Relevance Score: 4 (The order necessitates major process changes due to its impact on international trade and procurement strategies.)
Timeline for Implementation
- Effective for goods entered for consumption on or withdrawn from warehouse for consumption on or after 12:01 a.m. EDT on August 29, 2025.
Relevance Score: 4
Impacted Government Organizations
- U.S. Customs and Border Protection (CBP): Charged with processing entries, enforcing new duty collection procedures, and managing bonds for import shipments.
- Department of Homeland Security (DHS): Directed to implement and effectuate the order using its authority, including rulemaking and regulatory amendments.
- Department of Commerce: The Secretary of Commerce is responsible for notifying the President when adequate systems are in place to process and collect duties, affecting policy adjustments.
- United States International Trade Commission (ITC): To be consulted by the Secretary of Homeland Security regarding potential modifications to the Harmonized Tariff Schedule of the United States.
- Department of State: Consulted as part of the interagency coordination to implement the order’s trade measures.
- Department of the Treasury: Involved in ensuring compliance with duty remittances and financial oversight under the order.
- Department of Justice (Attorney General): Consulted for legal enforcement and ensuring the suspension of duty-free de minimis treatment is implemented consistently with law.
- United States Trade Representative (USTR): Engaged in discussions regarding trade practices and the broader implications on U.S. goods trade deficits.

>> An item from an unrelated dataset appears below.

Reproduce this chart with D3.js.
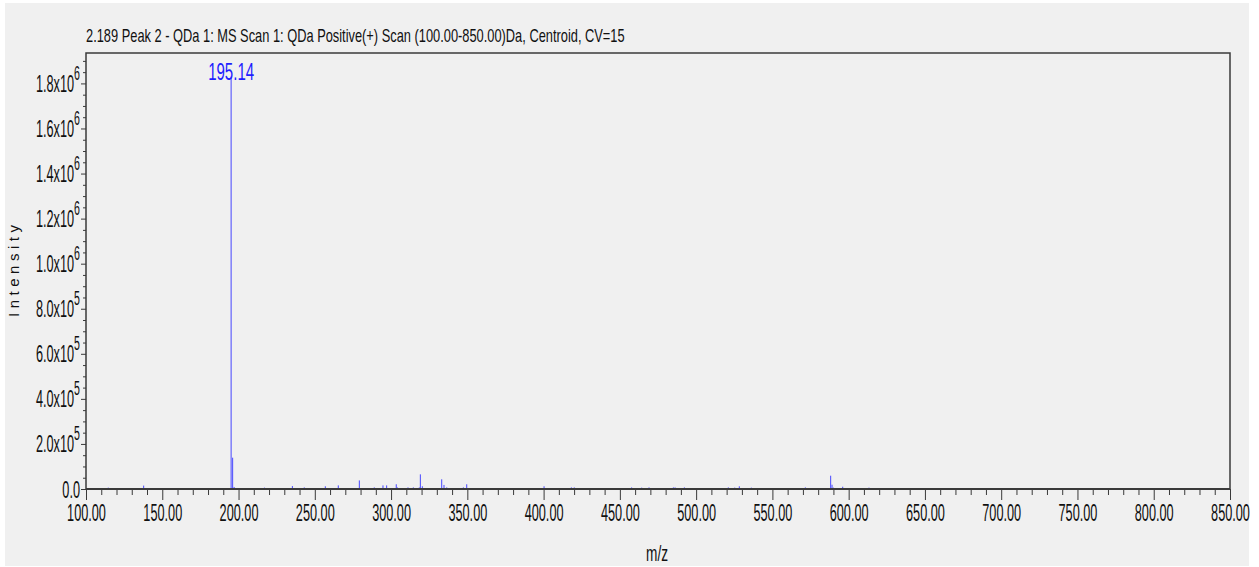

- Postmaster General: Consulted regarding the procedures and collection of duties on international postal shipments.
Relevance Score: 3 (A moderate number of Federal Agencies are impacted by the executive order.)
Responsible Officials
- Secretary of Homeland Security – Directed and authorized to take all necessary actions to implement and effectuate the order, including amending regulations and coordinating with other agencies.
- U.S. Customs and Border Protection (CBP) – Empowered to enforce entry requirements, require importation bonds, and implement the procedures outlined in the order.
- Secretary of Commerce – Tasked with notifying the President regarding the readiness of systems to process and collect duties for shipments previously eligible for duty-free de minimis treatment.
Relevance Score: 4 (Directives affect key agency heads responsible for implementing significant trade and customs policies.)